▸ **PROVIDED DATA**
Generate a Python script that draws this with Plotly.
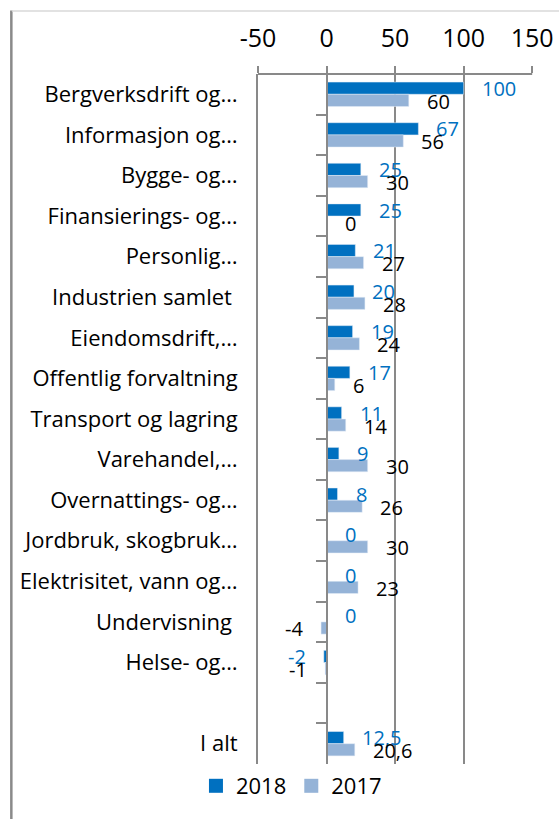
import plotly.graph_objects as go

categories = ["Bergverksdrift og…", "Informasjon og…", "Bygge- og…", "Finansierings- og…",
              "Personlig…", "Industrien samlet ", "Eiendomsdrift,…", "Offentlig forvaltning",
              "Transport og lagring", "Varehandel,…", "Overnattings- og…", "Jordbruk, skogbruk…",
              "Elektrisitet, vann og…", "Undervisning ", "Helse- og…", " ", "I alt"]
v2018 = [100, 67, 25, 25, 21, 20, 19, 17, 11, 9, 8, 0, 0, 0, -2, None, 12.5]
v2017 = [60, 56, 30, 0, 27, 28, 24, 6, 14, 30, 26, 30, 23, -4, -1, None, 20.6]
series_names = ["2018", "2017"]
x_ticks = [-50, 0, 50, 100, 150]
x_ticktext = ["-50", "0", "50", "100", "150"]

C18 = "#0070C0"
C17 = "#95B3D7"
GRID = "#898989"
FONT = "Open Sans"

W, H = 559, 819
XR = [-50, 150.6]
# pixel positions of -50 and 150 in the reference
P_LO, P_HI = 258, 532
SCALE = (P_HI - P_LO) / 200.0
ML = P_LO - (-50 - XR[0]) * SCALE
MR = W - (P_HI + (XR[1] - 150) * SCALE)
MT, MB = 74, 55
PW, PH = W - ML - MR, H - MT - MB
n = len(categories)
yr = [n - 0.5, -0.5]

fig = go.Figure()
fig.add_trace(go.Bar(x=v2018, y=categories, orientation="h", name=series_names[0],
                     marker=dict(color=C18), hoverinfo="skip", showlegend=False))
fig.add_trace(go.Bar(x=v2017, y=categories, orientation="h", name=series_names[1],
                     marker=dict(color=C17), hoverinfo="skip", showlegend=False))
# legend entries (square swatches)
for nm, col in zip(series_names, [C18, C17]):
    fig.add_trace(go.Scatter(x=[None], y=[None], mode="markers", name=nm,
                             marker=dict(symbol="square", size=14, color=col),
                             hoverinfo="skip"))
# invisible helper trace carrying the category axis drawn at x = 0
fig.add_trace(go.Scatter(x=[0] * n, y=categories, yaxis="y2", mode="markers",
                         marker=dict(opacity=0), showlegend=False, hoverinfo="skip"))


def fmt(v):
    return ("%g" % v).replace(".", ",")


annotations = []
for vals, color, ysh in [(v2018, C18, 6), (v2017, "#000000", -7)]:
    for cat, v in zip(categories, vals):
        if v is None:
            continue
        neg = v < 0
        annotations.append(dict(
            x=v, y=cat, xref="x", yref="y", text=fmt(v), showarrow=False,
            xanchor="right" if neg else "left", xshift=-16 if neg else 16,
            yshift=ysh, font=dict(family=FONT, size=20, color=color)))


def px_x(p):
    return (p - ML) / PW


def px_y(p):
    return (H - MB - p) / PH


shapes = [
    dict(type="line", xref="paper", yref="paper", x0=px_x(11.5), x1=px_x(11.5),
         y0=px_y(10.5), y1=px_y(H + 5), line=dict(color="#8a8a8a", width=2.5)),
    dict(type="line", xref="paper", yref="paper", x0=px_x(12), x1=px_x(W + 5),
         y0=px_y(11), y1=px_y(11), line=dict(color="#d9d9d9", width=1.5)),
    # top horizontal axis line spanning -50 .. 150
    dict(type="line", xref="x", yref="paper", x0=x_ticks[0], x1=x_ticks[-1],
         y0=1, y1=1, line=dict(color=GRID, width=2)),
]

fig.update_layout(
    width=W, height=H,
    margin=dict(l=ML, r=MR, t=MT, b=MB, pad=0, autoexpand=False),
    paper_bgcolor="white", plot_bgcolor="white",
    barmode="group", bargap=0.4, bargroupgap=0,
    font=dict(family=FONT, color="#000000"),
    xaxis=dict(side="top", range=XR, tickvals=x_ticks, ticktext=x_ticktext,
               showgrid=True, gridcolor=GRID, gridwidth=2, automargin=False,
               zeroline=False, showline=False,
               ticks="outside", ticklen=7, tickwidth=2, tickcolor=GRID,
               ticklabelstandoff=9,
               tickfont=dict(family=FONT, size=25, color="#000000")),
    yaxis=dict(type="category", categoryorder="array", categoryarray=categories,
               range=yr, showgrid=False, zeroline=False,
               showline=True, linecolor=GRID, linewidth=2, ticks="",
               ticklabelstandoff=14, automargin=False,
               tickfont=dict(family=FONT, size=22, color="#000000")),
    yaxis2=dict(type="category", categoryorder="array", categoryarray=categories,
                range=yr, overlaying="y", anchor="free", position=(0 - XR[0]) / (XR[1] - XR[0]),
                side="left", automargin=False,
                showgrid=False, zeroline=False, showline=True, linecolor=GRID, linewidth=2,
                ticks="outside", ticklen=10, tickwidth=2, tickcolor=GRID,
                tickson="boundaries", showticklabels=False),
    showlegend=True,
    legend=dict(orientation="h", x=px_x(196), xanchor="left", y=px_y(786), yanchor="middle",
                font=dict(family=FONT, size=22, color="#000000"),
                bgcolor="rgba(0,0,0,0)", traceorder="normal", itemwidth=30),
    annotations=annotations,
    shapes=shapes,
)

fig.write_html("out.html", config={"displayModeBar": False},
               post_script="document.body.style.margin='0';document.body.style.overflow='hidden';")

▸ **AIM**
Repeat the listing in full and exactly. Do not include any images.

▸ **ANSWER TO THE PROBLEM**
Generate a Python script that draws this with Plotly.
import plotly.graph_objects as go

categories = ["Bergverksdrift og…", "Informasjon og…", "Bygge- og…", "Finansierings- og…",
              "Personlig…", "Industrien samlet ", "Eiendomsdrift,…", "Offentlig forvaltning",
              "Transport og lagring", "Varehandel,…", "Overnattings- og…", "Jordbruk, skogbruk…",
              "Elektrisitet, vann og…", "Undervisning ", "Helse- og…", " ", "I alt"]
v2018 = [100, 67, 25, 25, 21, 20, 19, 17, 11, 9, 8, 0, 0, 0, -2, None, 12.5]
v2017 = [60, 56, 30, 0, 27, 28, 24, 6, 14, 30, 26, 30, 23, -4, -1, None, 20.6]
series_names = ["2018", "2017"]
x_ticks = [-50, 0, 50, 100, 150]
x_ticktext = ["-50", "0", "50", "100", "150"]

C18 = "#0070C0"
C17 = "#95B3D7"
GRID = "#898989"
FONT = "Open Sans"

W, H = 559, 819
XR = [-50, 150.6]
# pixel positions of -50 and 150 in the reference
P_LO, P_HI = 258, 532
SCALE = (P_HI - P_LO) / 200.0
ML = P_LO - (-50 - XR[0]) * SCALE
MR = W - (P_HI + (XR[1] - 150) * SCALE)
MT, MB = 74, 55
PW, PH = W - ML - MR, H - MT - MB
n = len(categories)
yr = [n - 0.5, -0.5]

fig = go.Figure()
fig.add_trace(go.Bar(x=v2018, y=categories, orientation="h", name=series_names[0],
                     marker=dict(color=C18), hoverinfo="skip", showlegend=False))
fig.add_trace(go.Bar(x=v2017, y=categories, orientation="h", name=series_names[1],
                     marker=dict(color=C17), hoverinfo="skip", showlegend=False))
# legend entries (square swatches)
for nm, col in zip(series_names, [C18, C17]):
    fig.add_trace(go.Scatter(x=[None], y=[None], mode="markers", name=nm,
                             marker=dict(symbol="square", size=14, color=col),
                             hoverinfo="skip"))
# invisible helper trace carrying the category axis drawn at x = 0
fig.add_trace(go.Scatter(x=[0] * n, y=categories, yaxis="y2", mode="markers",
                         marker=dict(opacity=0), showlegend=False, hoverinfo="skip"))


def fmt(v):
    return ("%g" % v).replace(".", ",")


annotations = []
for vals, color, ysh in [(v2018, C18, 6), (v2017, "#000000", -7)]:
    for cat, v in zip(categories, vals):
        if v is None:
            continue
        neg = v < 0
        annotations.append(dict(
            x=v, y=cat, xref="x", yref="y", text=fmt(v), showarrow=False,
            xanchor="right" if neg else "left", xshift=-16 if neg else 16,
            yshift=ysh, font=dict(family=FONT, size=20, color=color)))


def px_x(p):
    return (p - ML) / PW


def px_y(p):
    return (H - MB - p) / PH


shapes = [
    dict(type="line", xref="paper", yref="paper", x0=px_x(11.5), x1=px_x(11.5),
         y0=px_y(10.5), y1=px_y(H + 5), line=dict(color="#8a8a8a", width=2.5)),
    dict(type="line", xref="paper", yref="paper", x0=px_x(12), x1=px_x(W + 5),
         y0=px_y(11), y1=px_y(11), line=dict(color="#d9d9d9", width=1.5)),
    # top horizontal axis line spanning -50 .. 150
    dict(type="line", xref="x", yref="paper", x0=x_ticks[0], x1=x_ticks[-1],
         y0=1, y1=1, line=dict(color=GRID, width=2)),
]

fig.update_layout(
    width=W, height=H,
    margin=dict(l=ML, r=MR, t=MT, b=MB, pad=0, autoexpand=False),
    paper_bgcolor="white", plot_bgcolor="white",
    barmode="group", bargap=0.4, bargroupgap=0,
    font=dict(family=FONT, color="#000000"),
    xaxis=dict(side="top", range=XR, tickvals=x_ticks, ticktext=x_ticktext,
               showgrid=True, gridcolor=GRID, gridwidth=2, automargin=False,
               zeroline=False, showline=False,
               ticks="outside", ticklen=7, tickwidth=2, tickcolor=GRID,
               ticklabelstandoff=9,
               tickfont=dict(family=FONT, size=25, color="#000000")),
    yaxis=dict(type="category", categoryorder="array", categoryarray=categories,
               range=yr, showgrid=False, zeroline=False,
               showline=True, linecolor=GRID, linewidth=2, ticks="",
               ticklabelstandoff=14, automargin=False,
               tickfont=dict(family=FONT, size=22, color="#000000")),
    yaxis2=dict(type="category", categoryorder="array", categoryarray=categories,
                range=yr, overlaying="y", anchor="free", position=(0 - XR[0]) / (XR[1] - XR[0]),
                side="left", automargin=False,
                showgrid=False, zeroline=False, showline=True, linecolor=GRID, linewidth=2,
                ticks="outside", ticklen=10, tickwidth=2, tickcolor=GRID,
                tickson="boundaries", showticklabels=False),
    showlegend=True,
    legend=dict(orientation="h", x=px_x(196), xanchor="left", y=px_y(786), yanchor="middle",
                font=dict(family=FONT, size=22, color="#000000"),
                bgcolor="rgba(0,0,0,0)", traceorder="normal", itemwidth=30),
    annotations=annotations,
    shapes=shapes,
)

fig.write_html("out.html", config={"displayModeBar": False},
               post_script="document.body.style.margin='0';document.body.style.overflow='hidden';")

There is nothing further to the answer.